Battered by the coronavirus outbreak in the country, the multiplex industry in India is expected to approach the Centre for a relief package, including deferment of certain taxes.
At present, the sector is one of the worst hit by the coronavirus (Covid - 19) pandemic.
While footfalls had started to recede from February - end due to the lean season, the health scare has worsened the economic condition.
Besides, many state governments have ordered closure of multiplexes in the wake of the Covid - 19 outbreak in the country.
Industry insiders contend that restricted cash flows and mounting incremental costs such as rentals and operational expenses have left the sector in an untenable financial position.
Consequently, the industry is likely to seek immediate tax relief, among other measures, which it will propose to the government.
Nevertheless, the lean movie season with barely any major Indian or foreign film release has somewhat mitigated the opportunity cost that the industry currently faces.
However, on standalone level, major chains such as INOX have welcomed the government's safety moves and cited full compliance with these measures.
"Assigning top priority to health and well - being of our guests, we will fully respect and follow the government's directives to keep the cinemas closed as a preventive measure, " Multiplex major INOX's Group Director Siddharth Jain told IANS.

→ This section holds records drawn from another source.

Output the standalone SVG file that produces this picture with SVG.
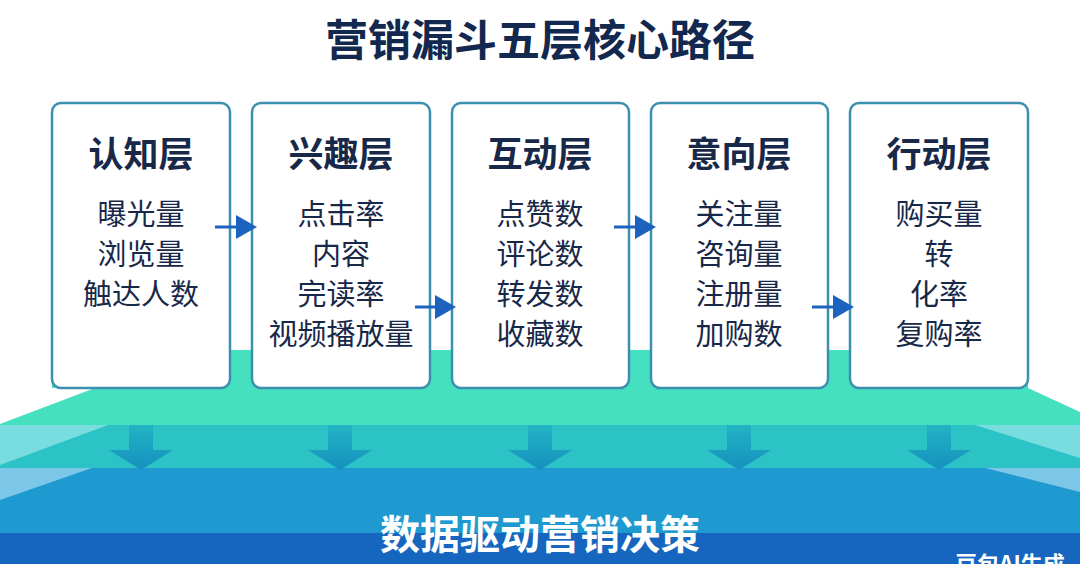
<svg xmlns="http://www.w3.org/2000/svg" width="1080" height="564" viewBox="0 0 1080 564">
<defs>
<style>
text{font-family:"Noto Sans CJK SC","Noto Sans",sans-serif;text-anchor:middle;fill:#182848}
.t{font-size:43px;font-weight:700;fill:#13284e}
.h{font-size:35px;font-weight:700}
.i{font-size:29px}
.box{fill:#fff;stroke:#3c8fae;stroke-width:2.5}
.con{stroke:#1c63c0;stroke-width:3;fill:none;marker-end:url(#ah)}
.dn{fill:url(#dg)}
</style>
<marker id="ah" markerWidth="8" markerHeight="8" refX="6" refY="4" orient="auto" markerUnits="strokeWidth"><path d="M0,0L7,4L0,8z" fill="#1c63c0"/></marker>
<linearGradient id="dg" x1="0" y1="0" x2="0" y2="1"><stop offset="0" stop-color="#22b4c4"/><stop offset="1" stop-color="#1590bf"/></linearGradient>
</defs>
<rect width="1080" height="564" fill="#fff"/>
<g id="base">
<polygon points="52,350 1028,350 1028,388 1080,412 1080,425 0,425 0,424 95,388 52,388" fill="#44e0bf"/>
<rect x="0" y="425" width="1080" height="44" fill="#2cc3c6"/>
<polygon points="0,425 108,425 0,465" fill="#79dde0"/>
<polygon points="975,425 1080,425 1080,458" fill="#79dde0"/>
<rect x="0" y="468" width="1080" height="66" fill="#1e9ad0"/>
<polygon points="0,468 92,468 0,500" fill="#7cc6e8"/>
<polygon points="985,468 1080,468 1080,492" fill="#7cc6e8"/>
<rect x="0" y="533" width="1080" height="31" fill="#1666c0"/>
<text x="540" y="549" style="font-size:40px;font-weight:700;fill:#fff">数据驱动营销决策</text>
<text x="1010" y="572" style="font-size:22px;font-weight:700;fill:#fff">豆包AI生成</text>
</g>
<g id="downs">
<path class="dn" d="M129,425h24v25h20l-32,20l-32,-20h20z"/>
<path class="dn" d="M328,425h24v25h20l-32,20l-32,-20h20z"/>
<path class="dn" d="M528,425h24v25h20l-32,20l-32,-20h20z"/>
<path class="dn" d="M727,425h24v25h20l-32,20l-32,-20h20z"/>
<path class="dn" d="M927,425h24v25h20l-32,20l-32,-20h20z"/>
</g>
<text class="t" x="540" y="56">营销漏斗五层核心路径</text>
<g id="n1"><rect class="box" x="52" y="103" width="178" height="285" rx="9"/>
<text class="h" x="141" y="167">认知层</text>
<text class="i" x="141" y="225">曝光量</text><text class="i" x="141" y="265">浏览量</text><text class="i" x="141" y="305">触达人数</text></g>
<g id="n2"><rect class="box" x="252" y="103" width="178" height="285" rx="9"/>
<text class="h" x="341" y="167">兴趣层</text>
<text class="i" x="341" y="225">点击率</text><text class="i" x="341" y="265">内容</text><text class="i" x="341" y="305">完读率</text><text class="i" x="341" y="345">视频播放量</text></g>
<g id="n3"><rect class="box" x="452" y="103" width="177" height="285" rx="9"/>
<text class="h" x="540" y="167">互动层</text>
<text class="i" x="540" y="225">点赞数</text><text class="i" x="540" y="265">评论数</text><text class="i" x="540" y="305">转发数</text><text class="i" x="540" y="345">收藏数</text></g>
<g id="n4"><rect class="box" x="651" y="103" width="177" height="285" rx="9"/>
<text class="h" x="739" y="167">意向层</text>
<text class="i" x="739" y="225">关注量</text><text class="i" x="739" y="265">咨询量</text><text class="i" x="739" y="305">注册量</text><text class="i" x="739" y="345">加购数</text></g>
<g id="n5"><rect class="box" x="850" y="103" width="178" height="285" rx="9"/>
<text class="h" x="939" y="167">行动层</text>
<text class="i" x="939" y="225">购买量</text><text class="i" x="939" y="265">转</text><text class="i" x="939" y="305">化率</text><text class="i" x="939" y="345">复购率</text></g>
<g id="connectors">
<line class="con" x1="215" y1="227" x2="254" y2="227"/>
<line class="con" x1="415" y1="307" x2="453" y2="307"/>
<line class="con" x1="614" y1="227" x2="653" y2="227"/>
<line class="con" x1="812" y1="307" x2="851" y2="307"/>
</g>
</svg>
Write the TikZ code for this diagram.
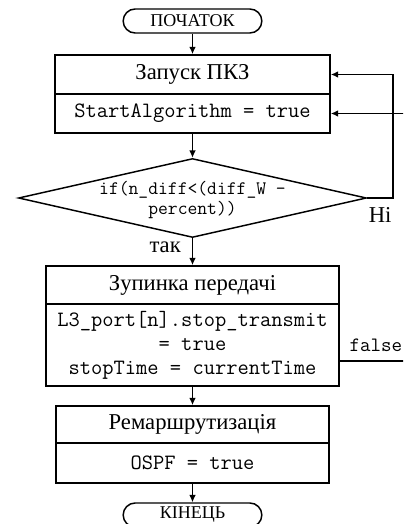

"Currently, we are not ascertaining the impact on the business. . .
Once the situation normalises, and movie releases get back on schedule, we are sure that our guests will start thronging the cinemas like they always do, " Jain added.
In a statement, Mohan Umrotkar, CEO, Carnival Cinemas, said: "Definitely Covid - 19 has affected the businesses immensely.
March has been impacted badly as compared to last year, so was the last quarter.
"This quarter is completely washed out and shall be down at least 40 - 50 per cent as compared to last year.
First because the movie line - up was weak and then the Covid - 19 impact in March.